**Job**
Please determine how many lines of the material include the word "this", and respond with nothing but that number.

Raw records:
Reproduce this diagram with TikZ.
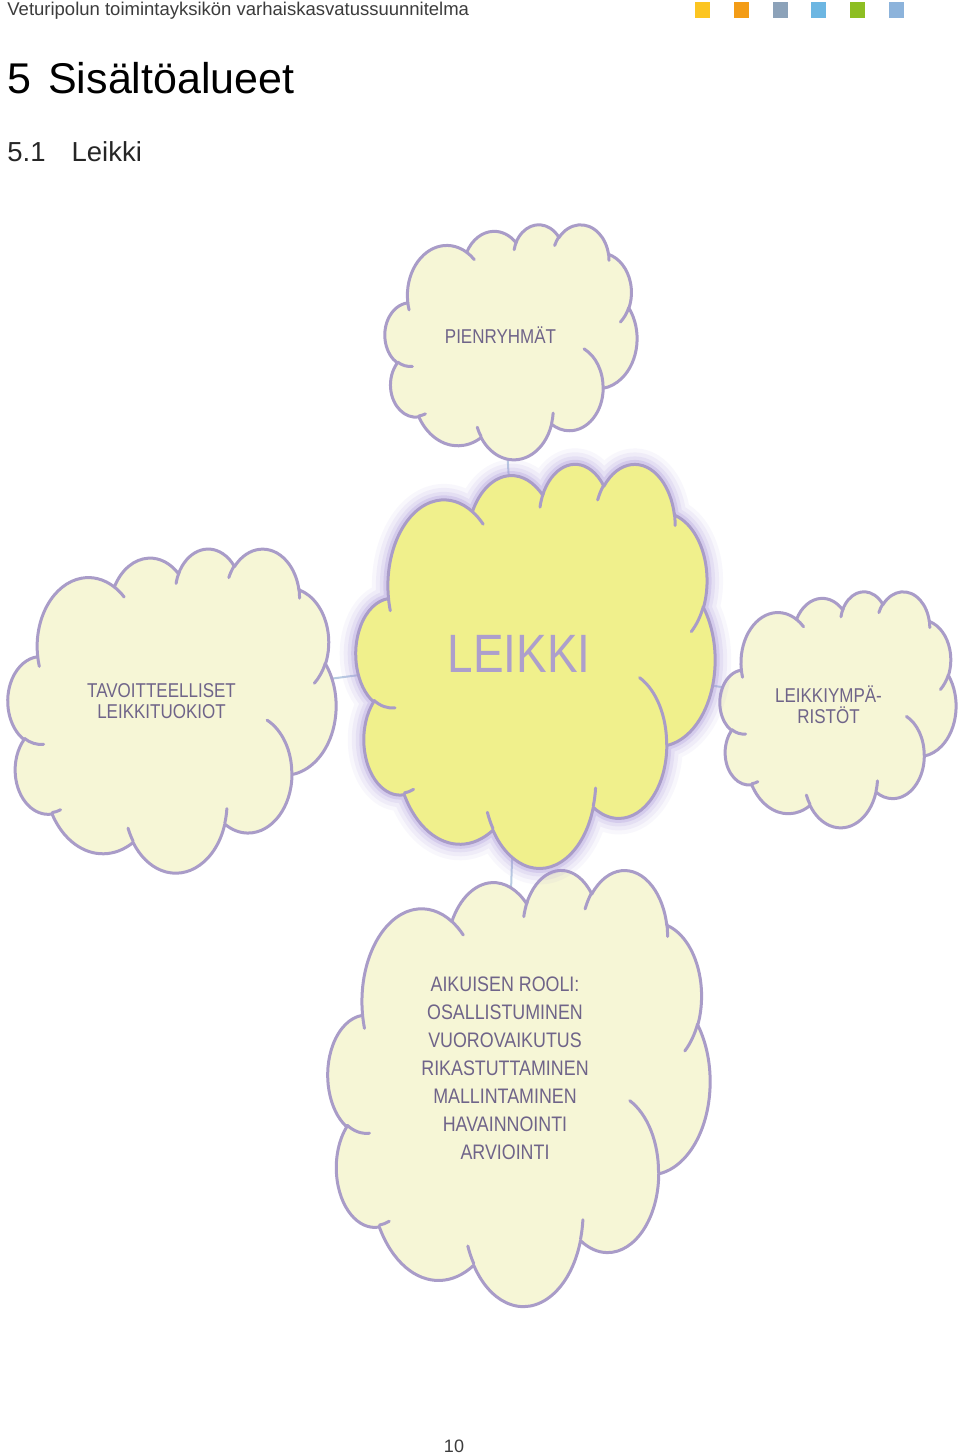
\documentclass[tikz,border=0pt]{standalone}
\usepackage{fontspec}
\setmainfont{Liberation Sans}
\newfontfamily\cloudfont{Liberation Sans}[FakeStretch=0.85]
\usetikzlibrary{backgrounds,positioning}

\definecolor{cloudline}{HTML}{A99CC8}
\definecolor{cloudfill}{HTML}{F6F6D6}
\definecolor{leikkifill}{HTML}{F0F08C}
\definecolor{glowc}{HTML}{A893D8}
\definecolor{txtc}{HTML}{6F6489}
\definecolor{leikkitxt}{HTML}{AD9FCC}
\definecolor{linkc}{HTML}{B9CCE2}
\definecolor{headc}{HTML}{3C3C3C}
\definecolor{sqyellow}{HTML}{FCC521}
\definecolor{sqorange}{HTML}{F39C16}
\definecolor{sqgrey}{HTML}{8CA2B9}
\definecolor{sqblue}{HTML}{6CB6E2}
\definecolor{sqgreen}{HTML}{8DBE22}
\definecolor{sqsteel}{HTML}{8CB3DB}

\tikzset{
  cloud edge/.style={draw=cloudline,line width=1.5pt,line join=round,line cap=round},
  pale cloud/.style={cloud edge,fill=cloudfill},
  glow/.style={draw=glowc,line join=round},
  cloud label/.style={font=\cloudfont\fontsize{10}{10.5}\selectfont,text=txtc,align=center},
  linkline/.style={draw=linkc,line width=1pt}
}

% cloud outline in a 43.2 x 43.2 box (y down)
\newcommand\cloudoutline[1]{%
  \draw[#1] (3.900,14.370)
  \foreach \rx/\ry/\st/\sw [evaluate={\st as \ts using atan2(\rx*sin(\st),\ry*cos(\st))},
    evaluate={\st as \te using \ts+mod(atan2(\rx*sin(\st+\sw),\ry*cos(\st+\sw))-\ts+720,360)}]
  in {6.753/9.190/-190.4875/123.7805, 5.333/7.267/-144.1024/89.9452,
      4.365/5.945/-145.8079/99.7230, 4.857/6.595/-130.9861/117.2417,
      5.333/7.273/-78.7089/109.0269, 6.775/9.220/-46.2673/130.2690,
      5.785/7.867/0.6250/114.0333, 6.752/9.215/22.4516/115.1726,
      7.720/10.543/66.2426/75.7110, 4.360/5.918/-274.9421/146.7356,
      4.345/5.945/-246.8285/152.5189}
  {arc[start angle=\ts,end angle=\te,x radius=\rx,y radius=\ry]} -- cycle;}

% the inner hooks
\newcommand\cloudhooks[1]{%
  \draw[#1]
  \foreach \px/\py/\rx/\ry/\st/\sw [evaluate={\st as \ts using atan2(\rx*sin(\st),\ry*cos(\st))},
    evaluate={\st as \te using \ts+mod(atan2(\rx*sin(\st+\sw),\ry*cos(\st+\sw))-\ts+720,360)}]
  in {4.693/26.177/4.345/5.945/86.7420/26.4295, 6.928/34.899/4.360/5.918/73.6105/11.4475,
      16.478/39.090/6.752/9.215/137.6242/14.0811, 28.827/34.751/6.752/9.215/6.4533/15.9984,
      34.129/22.954/5.785/7.867/-70.2924/70.9174, 41.798/15.354/5.333/7.273/30.3180/27.7515,
      38.324/5.426/4.857/6.595/-13.7443/14.8589, 29.078/3.952/4.857/6.595/-149.1815/18.1954,
      22.141/4.720/4.365/5.945/-163.4943/19.0087, 14.000/5.192/6.753/9.190/-66.7070/12.3194,
      4.127/15.789/6.753/9.190/157.6544/11.8582}
  {(\px,\py) arc[start angle=\ts,end angle=\te,x radius=\rx,y radius=\ry]};}

\begin{document}
\begin{tikzpicture}[x=0.5pt,y=-0.5pt]
\useasboundingbox (0,0) rectangle (960,1453);

% page head
\node[anchor=base west,inner sep=0,text=headc,font=\fontsize{9.25}{11}\selectfont] (yksikko) at (7,15) {Veturipolun toimintayksikön varhaiskasvatussuunnitelma};
\fill[sqyellow] (695,2) rectangle +(15,16);
\fill[sqorange] (734,2) rectangle +(15,16);
\fill[sqgrey] (773,2) rectangle +(15,16);
\fill[sqblue] (811,2) rectangle +(15,16);
\fill[sqgreen] (850,2) rectangle +(15,16);
\fill[sqsteel] (889,2) rectangle +(15,16);
\node[anchor=base west,inner sep=0,font=\fontsize{21.5}{24}\selectfont] (luku) at (7,93) {5\hspace{8.5pt}Sisältöalueet};
\node[anchor=base west,inner sep=0,text=black!85,font=\fontsize{13.75}{16}\selectfont] (alaluku) at (7,161) {5.1\hspace{13pt}Leikki};

% top
\begin{scope}[shift={(385,224)},xscale=252/43.2,yscale=235/43.2]
\cloudoutline{pale cloud}
\cloudhooks{cloud edge}
\end{scope}
% left
\begin{scope}[shift={(8,548)},xscale=328/43.2,yscale=324/43.2]
\cloudoutline{pale cloud}
\cloudhooks{cloud edge}
\end{scope}
% right
\begin{scope}[shift={(720,591)},xscale=236/43.2,yscale=236/43.2]
\cloudoutline{pale cloud}
\cloudhooks{cloud edge}
\end{scope}
% bottom
\begin{scope}[shift={(328,869)},xscale=382/43.2,yscale=436/43.2]
\cloudoutline{pale cloud}
\cloudhooks{cloud edge}
\end{scope}
% centre, with glow
\begin{scope}[shift={(356,463)},xscale=359/43.2,yscale=404/43.2]
\cloudoutline{glow,line width=16pt,opacity=.07}
\cloudoutline{glow,line width=12pt,opacity=.1}
\cloudoutline{glow,line width=8pt,opacity=.14}
\cloudoutline{glow,line width=4.5pt,opacity=.25}
\cloudoutline{cloud edge,fill=leikkifill}
\cloudhooks{cloud edge}
\end{scope}

\node[cloud label] (pienryhmat) at (500.5,335) {PIENRYHMÄT};
\node[cloud label] (tavoitteet) at (161.5,701) {TAVOITTEELLISET\\LEIKKITUOKIOT};
\node[cloud label] (ymparistot) at (828.5,704.5) {LEIKKIYMPÄ-\\RISTÖT};
\node[cloud label,font=\cloudfont\fontsize{10.5}{14}\selectfont] (aikuinen) at (505,1068.5)
  {AIKUISEN ROOLI:\\OSALLISTUMINEN\\VUOROVAIKUTUS\\RIKASTUTTAMINEN\\MALLINTAMINEN\\HAVAINNOINTI\\ARVIOINTI};
\node[cloud label,text=leikkitxt,font=\cloudfont\fontsize{27}{29}\selectfont] (leikki) at (519,654) {LEIKKI};

\node[anchor=base,inner sep=0,text=headc,font=\fontsize{9}{11}\selectfont] (sivu) at (454,1452) {10};

\begin{scope}[on background layer]
\fill[white] (0,0) rectangle (960,1453);
\draw[linkline] (leikki) -- (pienryhmat);
\draw[linkline] (leikki) -- (tavoitteet);
\draw[linkline] (leikki) -- (ymparistot);
\draw[linkline] (leikki) -- (aikuinen);
\end{scope}
\end{tikzpicture}
\end{document}
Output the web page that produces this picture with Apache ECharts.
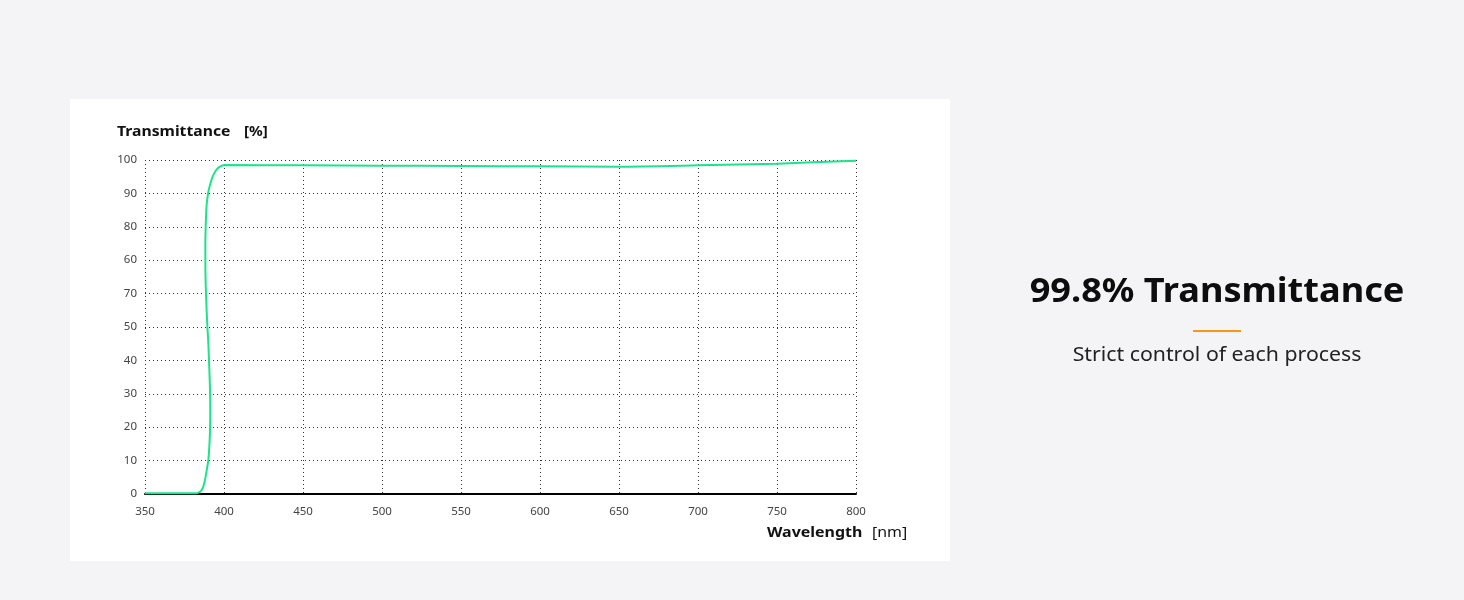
<!DOCTYPE html>
<html>
<head>
<meta charset="utf-8">
<script src="https://cdn.jsdelivr.net/npm/echarts@6/dist/echarts.min.js"></script>
<style>
html,body{margin:0;padding:0;background:#f4f4f6;}
#c{width:1464px;height:600px;}
</style>
</head>
<body>
<div id="c"></div>
<script>
// Data
const wavelength = [350, 365, 380, 382.6, 384.2, 385.6, 386.9, 388.1, 389.1, 390.1, 390.8, 391.2, 391.3, 391.2, 390.9, 390.5, 390.1, 389.5, 389.0, 388.6, 388.3, 388.2, 388.2, 388.4, 388.7, 389.1, 390.1, 391.2, 392.4, 393.8, 395.4, 397.5, 400, 450, 500, 550, 600, 650, 700, 750, 800];
const transmittance = [0.2, 0.2, 0.2, 0.25, 0.5, 1.0, 2.2, 4.5, 7.2, 10.2, 15, 20, 25, 30, 35, 40, 45, 50, 55, 60, 65, 70, 75, 80, 84, 87, 90.5, 92.6, 94.5, 96.0, 97.2, 98.0, 98.5, 98.4, 98.3, 98.2, 98.1, 98.0, 98.4, 98.9, 99.8];
const xTickLabels = ['350','400','450','500','550','600','650','700','750','800'];
const yTickLabels = ['0','10','20','30','40','50','70','60','80','90','100'];
const yAxisTitle = 'Transmittance';
const yAxisUnit = '[%]';
const xAxisTitle = 'Wavelength';
const xAxisUnit = '[nm]';
const headline = '99.8% Transmittance';
const subline = 'Strict control of each process';

const FONT = '"Noto Sans", "Open Sans", sans-serif';
const chart = echarts.init(document.getElementById('c'), null, {renderer: 'canvas'});
const dotted = {color: '#333', width: 1, type: [1, 3]};

chart.setOption({
  backgroundColor: '#f4f4f6',
  animation: false,
  grid: {left: 145, right: 608, top: 160, bottom: 106, containLabel: false},
  xAxis: {
    type: 'value', min: 350, max: 800, interval: 50,
    axisLine: {show: true, onZero: false, lineStyle: {color: '#000', width: 2}},
    axisTick: {show: false},
    axisLabel: {color: '#444', fontSize: 11.5, fontFamily: FONT, margin: 12,
      formatter: v => xTickLabels[Math.round((v - 350) / 50)] ?? ''},
    splitLine: {show: true, lineStyle: dotted}
  },
  yAxis: {
    type: 'value', min: 0, max: 100, interval: 10,
    axisLine: {show: false},
    axisTick: {show: false},
    axisLabel: {color: '#444', fontSize: 11.5, fontFamily: FONT, margin: 8,
      formatter: v => yTickLabels[Math.round(v / 10)] ?? ''},
    splitLine: {show: true, lineStyle: dotted}
  },
  series: [{
    type: 'line',
    data: wavelength.map((w, i) => [w, transmittance[i]]),
    showSymbol: false,
    smooth: 0.25,
    lineStyle: {color: '#1ee38d', width: 2},
    z: 5
  }],
  graphic: [
    {type: 'rect', z: -10, silent: true, shape: {x: 70, y: 99, width: 880, height: 462}, style: {fill: '#ffffff'}},
    {type: 'text', x: 117, y: 132, scaleX: 1.085, style: {
      text: yAxisTitle, fontFamily: FONT, fontWeight: 'bold', fontSize: 14.5, fill: '#111', verticalAlign: 'middle'
    }},
    {type: 'text', x: 244, y: 132, scaleX: 1.05, style: {
      text: yAxisUnit, fontFamily: FONT, fontWeight: 'bold', fontSize: 14.5, fill: '#111', verticalAlign: 'middle'
    }},
    {type: 'text', x: 767, y: 533, scaleX: 1.1, style: {
      text: xAxisTitle, fontFamily: FONT, fontWeight: 'bold', fontSize: 14.5, fill: '#111', verticalAlign: 'middle'
    }},
    {type: 'text', x: 872, y: 533, scaleX: 1.1, style: {
      text: xAxisUnit, fontFamily: FONT, fontWeight: 'normal', fontSize: 14.5, fill: '#111', verticalAlign: 'middle'
    }},
    {type: 'text', x: 1217, y: 292, scaleX: 1.063, style: {
      text: headline, fontFamily: FONT, fontWeight: 'bold', fontSize: 34, fill: '#0d0d0d',
      align: 'center', verticalAlign: 'middle'
    }},
    {type: 'rect', shape: {x: 1193, y: 330, width: 48, height: 2}, style: {fill: '#f39a1e'}},
    {type: 'text', x: 1217, y: 356, scaleX: 1.12, style: {
      text: subline, fontFamily: FONT, fontSize: 19, fill: '#222',
      align: 'center', verticalAlign: 'middle'
    }}
  ]
});
</script>
</body>
</html>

**Task output**
2